WHAT YOU SHOULD DO -> Search the data below for "this"; list each line that holds it.

§ §

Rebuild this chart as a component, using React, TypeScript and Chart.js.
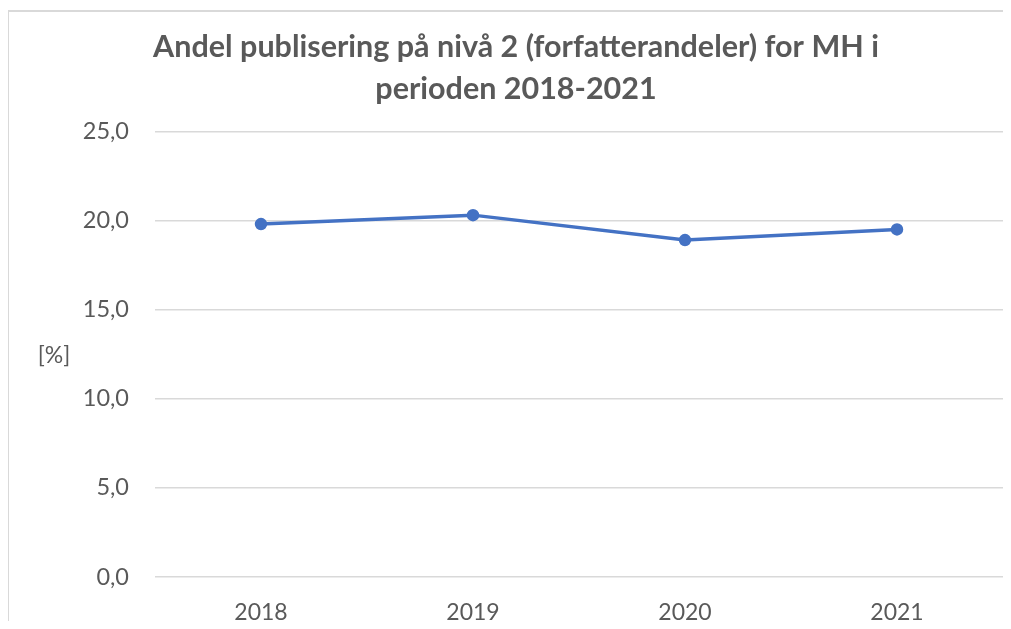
import React, { useEffect, useRef } from "react";
import { Chart, registerables } from "chart.js";

Chart.register(...registerables);

const categories = ["2018", "2019", "2020", "2021"];
const shareValues = [19.8, 20.3, 18.9, 19.5];
const titleLines = ["Andel publisering på nivå 2 (forfatterandeler) for MH i", "perioden 2018-2021"];
const yAxisLabel = "[%]";
const yMin = 0;
const yMax = 25;
const yStep = 5;

const FONT = "Lato, 'Open Sans', sans-serif";
const TEXT = "#595959";
const GRID = "#d9d9d9";
const LINE = "#4472C4";

const axisLabelPlugin = {
  id: "axisLabel",
  afterDraw(chart: any) {
    const { ctx, chartArea } = chart;
    ctx.save();
    ctx.font = `23px ${FONT}`;
    ctx.fillStyle = TEXT;
    ctx.textAlign = "center";
    ctx.textBaseline = "middle";
    ctx.fillText(yAxisLabel, 45, chartArea.top + (chartArea.bottom - chartArea.top) * 0.504);
    ctx.restore();
  },
};

export default function App() {
  const ref = useRef<HTMLCanvasElement | null>(null);
  useEffect(() => {
    document.documentElement.style.overflow = "hidden";
    document.body.style.overflow = "hidden";
    if (!ref.current) return;
    const chart = new Chart(ref.current, {
      type: "line",
      data: {
        labels: categories,
        datasets: [
          {
            data: shareValues,
            borderColor: LINE,
            backgroundColor: LINE,
            borderWidth: 3.5,
            pointRadius: 4.5,
            pointBackgroundColor: LINE,
            pointBorderColor: LINE,
            tension: 0,
          },
        ],
      },
      options: {
        animation: false,
        responsive: false,
        layout: { padding: { left: 18, right: 6, top: 0, bottom: 0 } },
        plugins: {
          legend: { display: false },
          tooltip: { enabled: false },
          title: {
            display: true,
            text: titleLines,
            color: TEXT,
            font: { family: FONT, size: 30.5, weight: "bold", lineHeight: 1.35 },
            padding: { top: 15, bottom: 22 },
          },
        },
        scales: {
          x: {
            offset: true,
            grid: { display: false, drawTicks: false },
            border: { display: false },
            ticks: { color: TEXT, font: { family: FONT, size: 23 }, padding: 22 },
            afterFit(scale: any) {
              scale.height = 44;
            },
          },
          y: {
            min: yMin,
            max: yMax,
            grid: { color: GRID, lineWidth: 1.5, drawTicks: false },
            border: { display: false },
            ticks: {
              stepSize: yStep,
              color: TEXT,
              font: { family: FONT, size: 23.5 },
              padding: 26,
              callback: (v: any) => Number(v).toFixed(1).replace(".", ","),
            },
            afterFit(scale: any) {
              scale.width = 128;
            },
          },
        },
      },
      plugins: [axisLabelPlugin],
    });
    return () => chart.destroy();
  }, []);
  return (
    <div
      style={{
        marginTop: 2,
        marginLeft: -1,
        width: 1004,
        height: 611,
        borderTop: "2px solid #d9d9d9",
        borderLeft: "2px solid #d9d9d9",
        boxSizing: "border-box",
        background: "#fff",
        overflow: "hidden",
      }}
    >
      <canvas ref={ref} width={1002} height={609} style={{ display: "block" }} />
    </div>
  );
}
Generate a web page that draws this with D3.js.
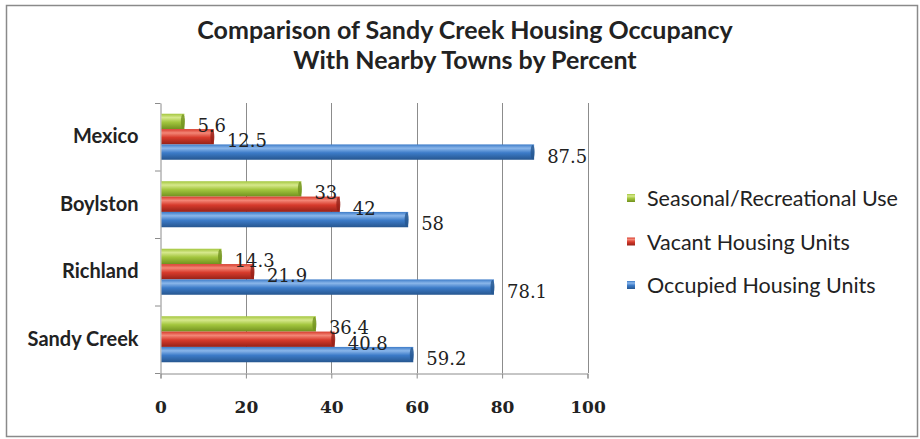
<!DOCTYPE html>
<html><head><meta charset="utf-8">
<script src="https://cdn.jsdelivr.net/npm/d3@7"></script>
<style>body{margin:0;background:#fff}svg{display:block}</style>
</head><body>
<script>
const categories = ["Mexico", "Boylston", "Richland", "Sandy Creek"];
const seriesNames = ["Seasonal/Recreational Use", "Vacant Housing Units", "Occupied Housing Units"];
const seasonal = [5.6, 33, 14.3, 36.4];
const vacant = [12.5, 42, 21.9, 40.8];
const occupied = [87.5, 58, 78.1, 59.2];
const xTicks = [0, 20, 40, 60, 80, 100];
const seriesValues = [seasonal, vacant, occupied];
const seriesColors = [
  {top:"#d6e88c", mid:"#a3c63e", bot:"#71911f"},
  {top:"#f38676", mid:"#d73b2c", bot:"#952118"},
  {top:"#8ab6ea", mid:"#3c7bc8", bot:"#26568f"}
];

const W = 920, H = 439;
const svg = d3.select("body").append("svg").attr("width", W).attr("height", H);
const defs = svg.append("defs");
seriesColors.forEach((c, i) => {
  const g = defs.append("linearGradient").attr("id", "g" + i).attr("x1", 0).attr("y1", 0).attr("x2", 0).attr("y2", 1);
  g.append("stop").attr("offset", "0%").attr("stop-color", c.mid);
  g.append("stop").attr("offset", "25%").attr("stop-color", c.top);
  g.append("stop").attr("offset", "55%").attr("stop-color", c.mid);
  g.append("stop").attr("offset", "100%").attr("stop-color", c.bot);
});

svg.append("rect").attr("x", 6.5).attr("y", 5.5).attr("width", 911).attr("height", 431)
  .attr("fill", "#fff").attr("stroke", "#8a8a8a").attr("stroke-width", 1.5);

svg.append("text").attr("x", 465).attr("y", 39).attr("text-anchor", "middle")
  .attr("font-family", "Lato").attr("font-weight", "bold").attr("font-size", 25).attr("fill", "#222")
  .text("Comparison of Sandy Creek Housing Occupancy");
svg.append("text").attr("x", 465).attr("y", 69).attr("text-anchor", "middle")
  .attr("font-family", "Lato").attr("font-weight", "bold").attr("font-size", 25).attr("fill", "#222")
  .text("With Nearby Towns by Percent");

const x = d3.scaleLinear().domain([0, 100]).range([160.5, 587.5]);
const y = d3.scaleBand().domain(categories).range([103, 373]).paddingInner(0).paddingOuter(0);
const inner = d3.scaleBand().domain(d3.range(3)).range([0, y.bandwidth()]).paddingInner(0).paddingOuter(0.7);

// gridlines
svg.append("g").selectAll("line").data(xTicks.slice(1)).join("line")
  .attr("x1", d => Math.round(x(d)) + 0.5).attr("x2", d => Math.round(x(d)) + 0.5)
  .attr("y1", 103).attr("y2", 373).attr("stroke", "#8c8c8c").attr("stroke-width", 1);

// x axis
const xa = svg.append("g").attr("transform", "translate(0,373.5)")
  .call(d3.axisBottom(x).tickValues(xTicks).tickSize(5).tickPadding(22));
xa.select(".domain").attr("stroke", "#8c8c8c");
xa.selectAll(".tick line").attr("stroke", "#8c8c8c");
xa.selectAll("text").attr("font-family", "DejaVu Serif").attr("font-weight", "bold")
  .attr("font-size", 17).attr("fill", "#222");

// y axis
const ya = svg.append("g").attr("transform", "translate(160.5,0)")
  .call(d3.axisLeft(y).tickSize(0).tickPadding(22));
ya.select(".domain").attr("stroke", "#8c8c8c");
ya.selectAll("text").attr("font-family", "Lato").attr("font-weight", "bold")
  .attr("font-size", 20).attr("fill", "#222");
svg.append("g").selectAll("line").data([103, 170.5, 238, 305.5, 373]).join("line")
  .attr("x1", 155).attr("x2", 160.5).attr("y1", d => d + 0.5).attr("y2", d => d + 0.5)
  .attr("stroke", "#8c8c8c");

// bars
const rows = [];
categories.forEach((c, ci) => seriesValues.forEach((vals, si) => rows.push({c, si, v: vals[ci]})));
const bh = inner.bandwidth();
svg.append("g").selectAll("rect").data(rows).join("rect")
  .attr("x", x(0) + 1).attr("y", d => y(d.c) + inner(d.si))
  .attr("width", d => x(d.v) - x(0) - 1).attr("height", bh)
  .attr("fill", d => `url(#g${d.si})`);
// end caps
svg.append("g").selectAll("ellipse").data(rows).join("ellipse")
  .attr("cx", d => x(d.v) - 1.5).attr("cy", d => y(d.c) + inner(d.si) + bh / 2)
  .attr("rx", 2).attr("ry", bh / 2 - 0.5)
  .attr("fill", d => seriesColors[d.si].bot).attr("opacity", 0.8);

// labels
svg.append("g").selectAll("text").data(rows).join("text")
  .attr("x", d => x(d.v) + 13).attr("y", d => y(d.c) + inner(d.si) + bh / 2 + 4)
  .attr("dominant-baseline", "central")
  .attr("font-family", "DejaVu Serif").attr("font-size", 18).attr("fill", "#222")
  .text(d => d.v);

// legend
const lg = svg.append("g");
seriesNames.forEach((n, i) => {
  const cy = 198 + i * 43.5;
  lg.append("rect").attr("x", 627).attr("y", cy - 4).attr("width", 8).attr("height", 8)
    .attr("fill", `url(#g${i})`);
  lg.append("text").attr("x", 647).attr("y", cy).attr("dominant-baseline", "central")
    .attr("font-family", "Lato").attr("font-size", 21.5).attr("fill", "#222").text(n);
});
</script>
</body></html>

§ §

CORRECT RESPONSE ->
Rebuild this chart as a component, using React, TypeScript and Chart.js.
Generate a web page that draws this with D3.js.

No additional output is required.